Por outro lado, sob o ponto de vista do jurisdicionado, a adoção do Protocolo para Julgamento com Perspectiva de Gênero representa os esforços empreendidos pelo Brasil e pelo Judiciário para a promoção da igualdade de gênero também nas decisões judiciais e foi resultado dos estudos desenvolvidos no âmbito do CNJ, tendo incorporado em seu corpo parte do texto da Cartilha Ajufe Mulheres “Julgamento com Perspectiva de Gênero: Um guia para o direito previdenciário”, lançada em dezembro de 2020.

Num mundo masculino – e o meio jurídico ainda o é, especialmente nos centros de poder – adentrar e permanecer nesses espaços é um desafio ainda maior para as mulheres, das quais por vezes se espera e se cobra muito mais que dos homens; mais dedicação, mais comprometimento, mais esforço, mais renúncias, infalibilidade.

De toda forma, os avanços que atingimos atualmente só foram possíveis porque trouxemos à tona o problema da desigualdade.

Hoje já causa estranheza e reações contrárias uma mesa de congresso ou seminário composta somente por homens ou bancas de concurso sem a participação de mulheres, mas foi às custas de muita insistência e trabalho.

O Dia Internacional da Mulher, portanto, deve ser comemorado, relembrado, celebrado.

A igualdade é um direito fundamental e um valor exaltado pela Constituição brasileira, fundamento do Estado Democrático de Direito. O resgate da democracia, tão abalada por acontecimentos recentes, passa também pelo respeito aos direitos das mulheres, das minorias, da diversidade. 

É preciso percebermos que o problema da desigualdade não é apenas uma questão de números. O juiz, como todo ser humano, não toma apenas decisões baseado somente na razão; para isso bastaria a inteligência artificial. Somos, porém, influenciados por nossas experiências, nossa herança cultural, pela nossa origem, nossos vieses.
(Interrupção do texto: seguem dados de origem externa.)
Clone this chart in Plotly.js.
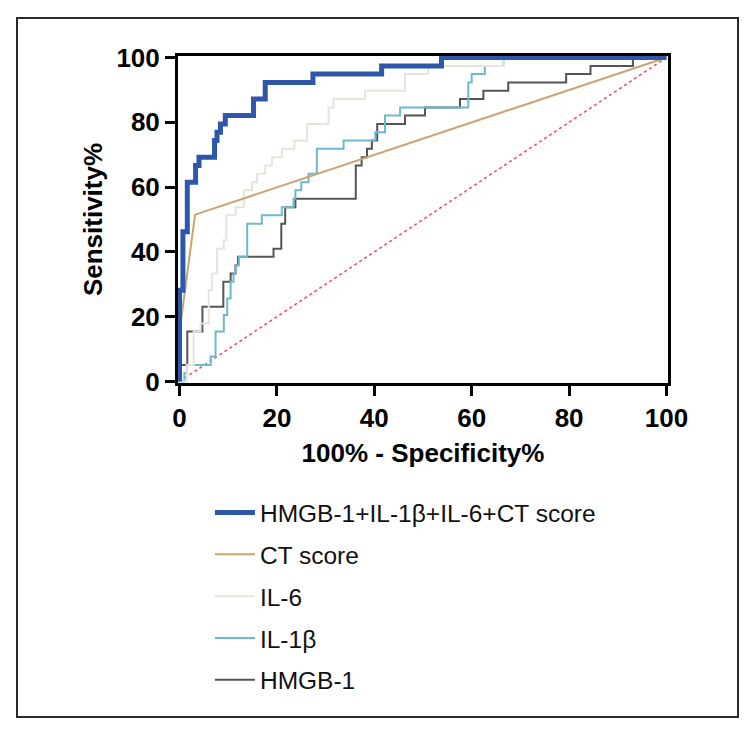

A falta de representatividade feminina no Judiciário, especialmente nos cargos de direção, facilita a perpetuação de desigualdades, pois as soluções são pensadas do ponto de vista peculiar de parte apenas de seus destinatários. E assim também as decisões jurisdicionais propriamente ditas. 

Igualdade se efetiva com representatividade; mais mulheres, portanto, fazem um Judiciário mais representativo e democrático. Uma justiça equânime e plural em sua composição reflete também numa prestação jurisdicional mais equânime.

Cabe a nós, mulheres, portanto, ocuparmos nossos espaços e assumirmos também as funções que os homens naturalmente sempre ocuparam; não se trata de isolá-los e excluí-los do processo decisório, mas de compartilhar ideias e perspectivas diferentes, ensinando um ao outro ver o mundo com outros olhos, a partir de uma perspectiva diversa.

Afinal, o Judiciário sempre foi e continuará sendo a balança que equilibra as relações, que põe fim a abusos e violações de direitos, a discriminações. Mas um Judiciário que reflete apenas uma parcela da população brasileira não garantirá a igualdade plena aos jurisdicionados. Que nós possamos assim desempenhar nosso papel como juízas e contribuir para uma sociedade mais justa e igualitária.

Para finalizar, presto minhas homenagens a todas as juízas do Brasil, e a todas as mulheres que derrubaram barreiras e ocuparam lugar de destaque na magistratura, abrindo o caminho para que outras as seguissem com a certeza de que assim construiremos juntas um Judiciário mais democrático.